Navy begins installing common IT architecture for entire fleet

The first Navy ship is undergoing an overhaul to implement the CANES system, one of up to 23 authorized under Pentagon's go-ahead for limited deployment.

Welders and engineers are hard at work installing the first version of the Navy’s new effort to standardize the way it does information technology at sea as the service tries to collapse dozens of types of shipboard networks into a single common architecture that’s used across the fleet.

The Navy plans to install its Consolidated Afloat Networks and Enterprise Services (CANES) system on more than 190 ships between now and 2020. The first such ship, the San Diego-based destroyer U.S.S. Milius, is being outfitted right now. The work began a week ago, after the Pentagon gave its assent to what’s referred to as “milestone C” on an IT project’s complicated path through the military acquisition system.

That green light lets the Navy install CANES on 23 ships in the limited fielding phase of the program.

Rear Adm. Jerry Burroughs, the Navy’s program executive officer for command, control, communications, computers and intelligence, said CANES will replace a hodgepodge of IT networks across the fleet that were so diverse that even within five basic network architectures, each ship in the fleet tended to have its own customizations.

“It’s a more standardized system. You can go from one ship to another and it will be virtually identical,” he said. “If it’s a different ship class, it will be scalable, so the capacity will be greater or lesser, but the architecture will be identical. The training and sustaining piece of this is big, and the information assurance piece of it is also big.”

New way of doing business

Burroughs and other Navy officials behind CANES are proud of their program, even while the first holes are being drilled on the ships that will use it. They tout it not just as a new IT system, but as a new way of doing business.

It’s different for several reasons, said Capt. D.J. LeGoff, the Navy program manager responsible for CANES: The program requires the use of commercial technology, and proprietary solutions are basically forbidden. While the contract to design the fleet-wide architecture went to a huge defense contractor, Northrup Grumman, the government will own those plans, so in theory, it won’t be captive to a single vendor. Also, the Navy plans to recompete CANES at regular intervals and to require updates to hardware and software every two to three years.

That’s something that doesn’t occur with much predictability on today’s shipboard IT systems, LeGoff said.

“If you look at CANES, it’s doing for the Navy what a corporate CIO does,” he said. “We have to do that because of the information assurance threats and to keep pace with the pace of the capabilities of the things that are being asked to ride on that network. As the applications and systems grow, it’s already outstripped the infrastructure.”

LeGoff said installing CANES on a ship is an intrusive process. The Navy estimates it will take more than four months to put it aboard the Milius. Eight more ships are planned for this fiscal year, and the IT installations will only take place when ships are already in the yard for other major maintenance overhauls.

Navy seeks faster implementation

That’s one reason the Navy expects it to take almost a decade to get CANES fully deployed, but it would like to find a way to move things along faster.

“We’re looking at all options to shrink that required window,” he said. “If we can do the installation in a shorter time, we can do more installs.

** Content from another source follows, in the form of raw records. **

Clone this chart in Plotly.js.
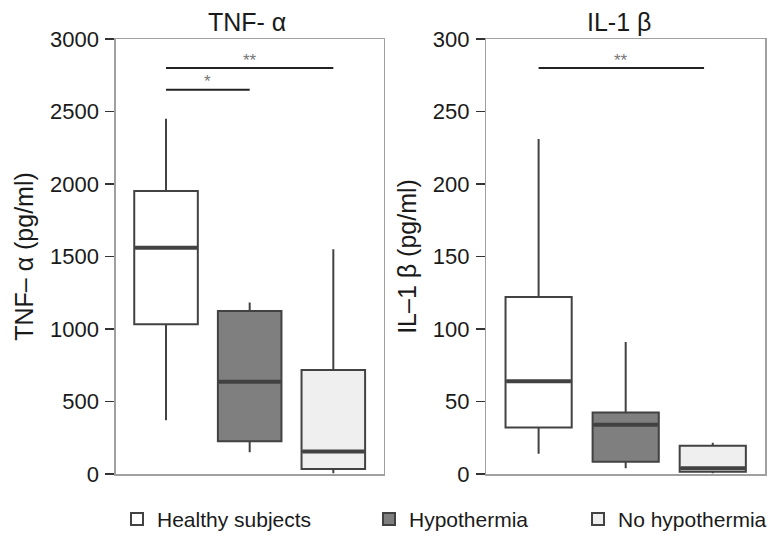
<!DOCTYPE html>
<html>
<head>
<meta charset="utf-8">
<script src="https://cdn.plot.ly/plotly-3.0.1.min.js"></script>
<style>html,body{margin:0;padding:0;background:#fff;}#chart{width:772px;height:541px;}</style>
</head>
<body>
<div id="chart"></div>
<script>
// ---- data ----
const groups = ['Healthy subjects', 'Hypothermia', 'No hypothermia'];
const positions = [1, 2, 3];

const tnfLower  = [370, 150, 5];
const tnfQ1     = [1032, 225, 34];
const tnfMedian = [1560, 637, 156];
const tnfQ3     = [1952, 1124, 717];
const tnfUpper  = [2450, 1182, 1550];

const ilLower  = [14, 4, 0.5];
const ilQ1     = [32, 8.5, 1.5];
const ilMedian = [64, 34, 4];
const ilQ3     = [122, 42.5, 19.5];
const ilUpper  = [231, 91, 21.5];

const tnfSigFrom  = [1, 1];
const tnfSigTo    = [2, 3];
const tnfSigY     = [2650, 2800];
const tnfSigLabel = ['*', '**'];

const ilSigFrom  = [1];
const ilSigTo    = [2.9];
const ilSigY     = [280];
const ilSigLabel = ['**'];

const panelTitles = ['TNF- α', 'IL-1 β'];
const yTitles = ['TNF– α (pg/ml)', 'IL–1 β (pg/ml)'];

// ---- styles ----
const fills = ['#ffffff', '#7f7f7f', '#efefef'];
const lineCol = '#424242';
const FONT = 'Liberation Sans, Arial, Helvetica, sans-serif';
const BOXW = 0.76;
const legendIds = ['legend', 'legend2', 'legend3'];
const legendX = [117, 369, 579];

const traces = [];
function addPanel(lower, q1, med, q3, upper, xa, ya, showLeg) {
  groups.forEach((g, i) => {
    traces.push({
      type: 'box', x: [positions[i]], q1: [q1[i]], median: [med[i]], q3: [q3[i]],
      lowerfence: [lower[i]], upperfence: [upper[i]],
      name: g, legendgroup: g, showlegend: showLeg, legend: legendIds[i],
      fillcolor: fills[i], line: {color: lineCol, width: 2},
      width: BOXW, whiskerwidth: 0, boxpoints: false, hoverinfo: 'y',
      xaxis: xa, yaxis: ya
    });
  });
  // thicker median segments
  const mx = [], my = [];
  groups.forEach((g, i) => {
    mx.push(positions[i] - BOXW / 2 + 0.01, positions[i] + BOXW / 2 - 0.01, null);
    my.push(med[i], med[i], null);
  });
  traces.push({type: 'scatter', mode: 'lines', x: mx, y: my, line: {color: lineCol, width: 4},
    showlegend: false, hoverinfo: 'skip', xaxis: xa, yaxis: ya});
}
addPanel(tnfLower, tnfQ1, tnfMedian, tnfQ3, tnfUpper, 'x', 'y', true);
addPanel(ilLower, ilQ1, ilMedian, ilQ3, ilUpper, 'x2', 'y2', false);

const annotations = [];
function addSig(from, to, ys, labels, xa, ya) {
  const sx = [], sy = [];
  from.forEach((f, i) => {
    sx.push(f, to[i], null); sy.push(ys[i], ys[i], null);
    annotations.push({x: (f + to[i]) / 2, y: ys[i], xref: xa, yref: ya, text: labels[i],
      showarrow: false, xanchor: 'center', yanchor: 'middle', yshift: 8,
      font: {family: FONT, size: 17, color: '#777'}});
  });
  traces.push({type: 'scatter', mode: 'lines', x: sx, y: sy, line: {color: '#222', width: 2},
    showlegend: false, hoverinfo: 'skip', xaxis: xa, yaxis: ya});
}
addSig(tnfSigFrom, tnfSigTo, tnfSigY, tnfSigLabel, 'x', 'y');
addSig(ilSigFrom, ilSigTo, ilSigY, ilSigLabel, 'x2', 'y2');

const W = 772, H = 541;
const dom1 = [116 / W, 384 / W];
const dom2 = [487 / W, 766 / W];
const ydom = [1 - 474 / H, 1 - 39 / H];

annotations.push({x: 247 / W, y: 1 - 22 / H, xref: 'paper', yref: 'paper', xanchor: 'center', yanchor: 'middle',
  text: panelTitles[0], showarrow: false, font: {family: FONT, size: 25, color: '#1a1a1a'}});
annotations.push({x: 620 / W, y: 1 - 22 / H, xref: 'paper', yref: 'paper', xanchor: 'center', yanchor: 'middle',
  text: panelTitles[1], showarrow: false, font: {family: FONT, size: 25, color: '#1a1a1a'}});

const xBase = {range: [0.4, 3.6], showticklabels: false, ticks: '', showgrid: false, zeroline: false,
  showline: true, mirror: true, linecolor: '#a0a0a0', linewidth: 1.5, fixedrange: true};
const yBase = {showgrid: false, zeroline: false, showline: true, mirror: true, linecolor: '#a0a0a0',
  linewidth: 1.5, ticks: 'outside', ticklen: 9, tickwidth: 1.5, tickcolor: '#333',
  tickfont: {family: FONT, size: 22, color: '#1a1a1a'}, ticklabelstandoff: 2};

function legendAt(px) {
  return {orientation: 'h', x: px / W, xanchor: 'left', y: 0.002, yanchor: 'bottom',
    font: {family: FONT, size: 21, color: '#1a1a1a'}, bgcolor: 'rgba(0,0,0,0)', borderwidth: 0};
}

const layout = {
  width: W, height: H, margin: {l: 0, r: 0, t: 0, b: 0},
  paper_bgcolor: '#fff', plot_bgcolor: '#fff',
  font: {family: FONT, color: '#1a1a1a'},
  boxmode: 'overlay',
  xaxis: Object.assign({}, xBase, {domain: dom1, anchor: 'y'}),
  xaxis2: Object.assign({}, xBase, {domain: dom2, anchor: 'y2'}),
  yaxis: Object.assign({}, yBase, {domain: ydom, anchor: 'x', range: [0, 3000], tickvals: [0, 500, 1000, 1500, 2000, 2500, 3000],
    title: {text: yTitles[0], standoff: 9, font: {family: FONT, size: 25, color: '#1a1a1a'}}}),
  yaxis2: Object.assign({}, yBase, {domain: ydom, anchor: 'x2', range: [0, 300], tickvals: [0, 50, 100, 150, 200, 250, 300],
    title: {text: yTitles[1], standoff: 9, font: {family: FONT, size: 25, color: '#1a1a1a'}}}),
  showlegend: true,
  legend: legendAt(legendX[0]),
  legend2: legendAt(legendX[1]),
  legend3: legendAt(legendX[2]),
  annotations: annotations
};

Plotly.newPlot('chart', traces, layout, {displayModeBar: false, staticPlot: true});
</script>
</body>
</html>
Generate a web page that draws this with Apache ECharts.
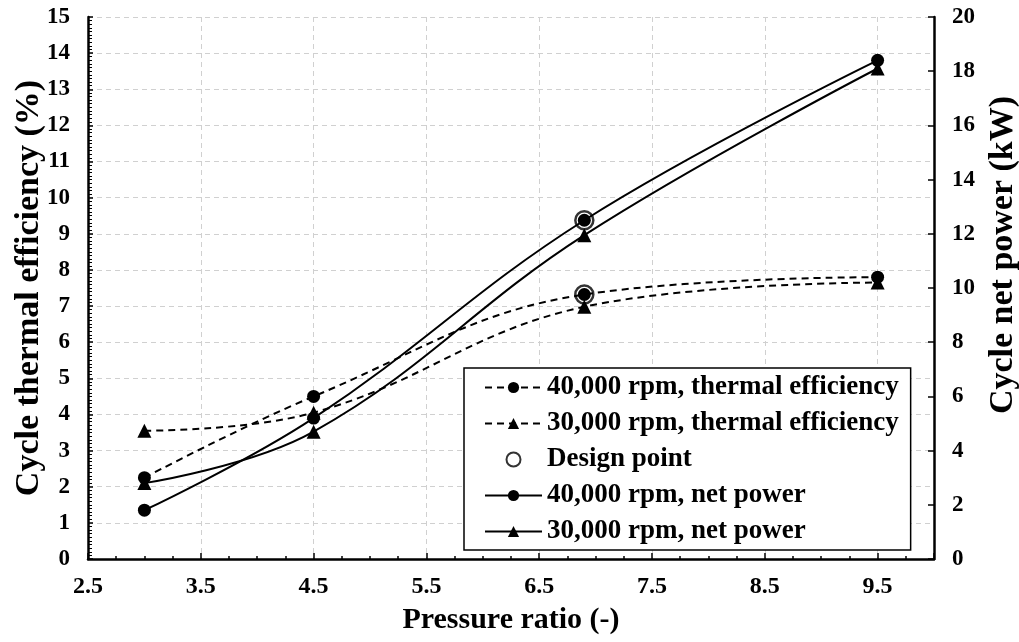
<!DOCTYPE html>
<html>
<head>
<meta charset="utf-8">
<script src="https://cdn.jsdelivr.net/npm/echarts@6/dist/echarts.min.js"></script>
<style>html,body{margin:0;padding:0;background:#fff}#c{width:1019px;height:642px}</style>
</head>
<body>
<div id="c"></div>
<script>
// ---- data ----
const pressureRatio = [3.0, 4.5, 6.9, 9.5];
const eff40k = [2.25, 4.5, 7.32, 7.8];      // % (left axis)
const eff30k = [3.55, 4.05, 6.98, 7.65];    // % (left axis)
const power40k = [1.8, 5.2, 12.5, 18.4];    // kW (right axis)
const power30k = [2.8, 4.7, 11.95, 18.1];   // kW (right axis)
const designX = [6.9];
const designEff = [7.32];
const designPower = [12.5];
const legendNames = ['40,000 rpm, thermal efficiency', '30,000 rpm, thermal efficiency', 'Design point', '40,000 rpm, net power', '30,000 rpm, net power'];

const pair = (xs, ys) => xs.map((x, i) => [x, ys[i]]);
const FONT = 'Liberation Serif';
const chart = echarts.init(document.getElementById('c'), null, {renderer: 'canvas'});

const lineBase = (name, data, yIdx, symbol, dashed) => ({
  name, type: 'line', yAxisIndex: yIdx, data,
  smooth: 0.4,
  symbol, symbolSize: symbol === 'triangle' ? 14 : 13,
  itemStyle: {color: '#000'},
  lineStyle: {color: '#000', width: 2, type: dashed ? [7, 5] : 'solid'},
  z: 3
});

chart.setOption({
  animation: false,
  backgroundColor: '#fff',
  grid: {left: 88, right: 85, top: 17, bottom: 83, containLabel: false, outerBoundsMode: 'none'},
  legend: {
    data: legendNames,
    orient: 'vertical',
    left: 464, top: 368,
    padding: [6, 12, 5, 20],
    itemGap: 9,
    itemWidth: 57, itemHeight: 14,
    backgroundColor: '#fff',
    borderColor: '#000', borderWidth: 1.5, borderRadius: 0,
    textStyle: {fontFamily: FONT, fontWeight: 'bold', fontSize: 27, color: '#000'},
    z: 10
  },
  xAxis: {
    type: 'value', min: 2.5, max: 10, interval: 1,
    name: 'Pressure ratio (-)', nameLocation: 'middle', nameGap: 46,
    nameTextStyle: {fontFamily: FONT, fontWeight: 'bold', fontSize: 30, color: '#000'},
    axisLine: {onZero: false, lineStyle: {color: '#000', width: 2.5}},
    axisTick: {inside: true, length: 6, lineStyle: {color: '#000', width: 1.5}},
    minorTick: {show: true, splitNumber: 4, length: 3, lineStyle: {color: '#000', width: 1.5}},
    axisLabel: {fontFamily: FONT, fontWeight: 'bold', fontSize: 24, color: '#000', margin: 16, showMaxLabel: false,
      formatter: v => v.toFixed(1)},
    splitLine: {show: true, lineStyle: {color: '#d0d0d0', type: [5, 4], width: 1}}
  },
  yAxis: [{
    type: 'value', min: 0, max: 15, interval: 1, position: 'left',
    name: 'Cycle thermal efficiency (%)', nameLocation: 'middle', nameGap: 42, nameMoveOverlap: false,
    nameTextStyle: {fontFamily: FONT, fontWeight: 'bold', fontSize: 34, color: '#000'},
    axisLine: {show: true, lineStyle: {color: '#000', width: 2.5}},
    axisTick: {show: true, inside: true, length: 5, lineStyle: {color: '#000', width: 1.5}},
    minorTick: {show: true, splitNumber: 10, length: 4, lineStyle: {color: '#000', width: 1}},
    axisLabel: {fontFamily: FONT, fontWeight: 'bold', fontSize: 23, color: '#000', margin: 18},
    splitLine: {show: true, lineStyle: {color: '#d0d0d0', type: [5, 4], width: 1}}
  }, {
    type: 'value', min: 0, max: 20, interval: 2, position: 'right',
    name: 'Cycle net power (kW)', nameLocation: 'middle', nameGap: 50, nameRotate: 90,
    nameTextStyle: {fontFamily: FONT, fontWeight: 'bold', fontSize: 34, color: '#000', padding: [0, 0, 0, 66]},
    axisLine: {show: true, lineStyle: {color: '#000', width: 2.5}},
    axisTick: {show: true, inside: true, length: 6, lineStyle: {color: '#000', width: 1.5}},
    axisLabel: {fontFamily: FONT, fontWeight: 'bold', fontSize: 23, color: '#000', margin: 18},
    splitLine: {show: false}
  }],
  series: [
    lineBase(legendNames[0], pair(pressureRatio, eff40k), 0, 'circle', true),
    lineBase(legendNames[1], pair(pressureRatio, eff30k), 0, 'triangle', true),
    lineBase(legendNames[3], pair(pressureRatio, power40k), 1, 'circle', false),
    lineBase(legendNames[4], pair(pressureRatio, power30k), 1, 'triangle', false),
    {name: legendNames[2], type: 'scatter', yAxisIndex: 0, data: pair(designX, designEff),
     symbol: 'circle', symbolSize: 18,
     itemStyle: {color: 'rgba(0,0,0,0)', borderColor: '#000', borderWidth: 2.5}, z: 5},
    {name: legendNames[2], type: 'scatter', yAxisIndex: 1, data: pair(designX, designPower),
     symbol: 'circle', symbolSize: 18,
     itemStyle: {color: 'rgba(0,0,0,0)', borderColor: '#000', borderWidth: 2.5}, z: 5}
  ]
});
</script>
</body>
</html>
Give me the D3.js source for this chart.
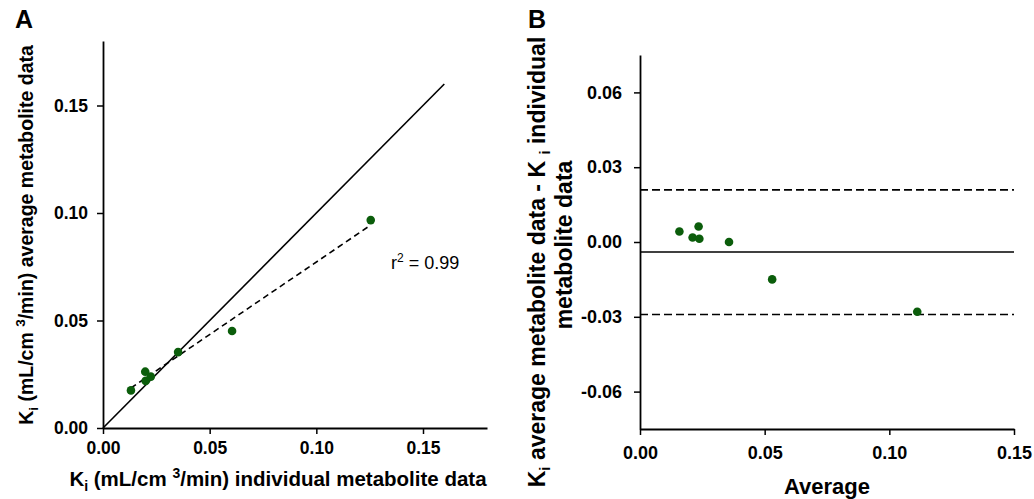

Right now we’re limited to doing it during these major maintenance periods, and that slows down the possible speed at which we can recapitalize the infrastructure. If we can find a way to shrink the install length, the option is there to finish and reach full operational capability sooner.”

The Navy says competition in the early stages of CANES is what allowed it to beat the Pentagon’s initial cost estimates by more than 40 percent, and Legoff said the trait of competition is something he intends to hold onto. The government owns the data rights to the entire program, and the next competition will tell bidders what the program is and how it’s built.

But the Navy’s not yet ready to talk about how frequent those competitions will be and what the contracts will include.

“There will be follow-on contracts. We can state that categorically, and they will all be full and open competition,” LeGoff said. “We’re still working on the periodicity and the details behind that, but we’re going to release the entire detailed design of the CANES system to industry and ask them to come and bid on how best to produce that system and at best cost. But it will be a build-to-print contract, not a design contract.”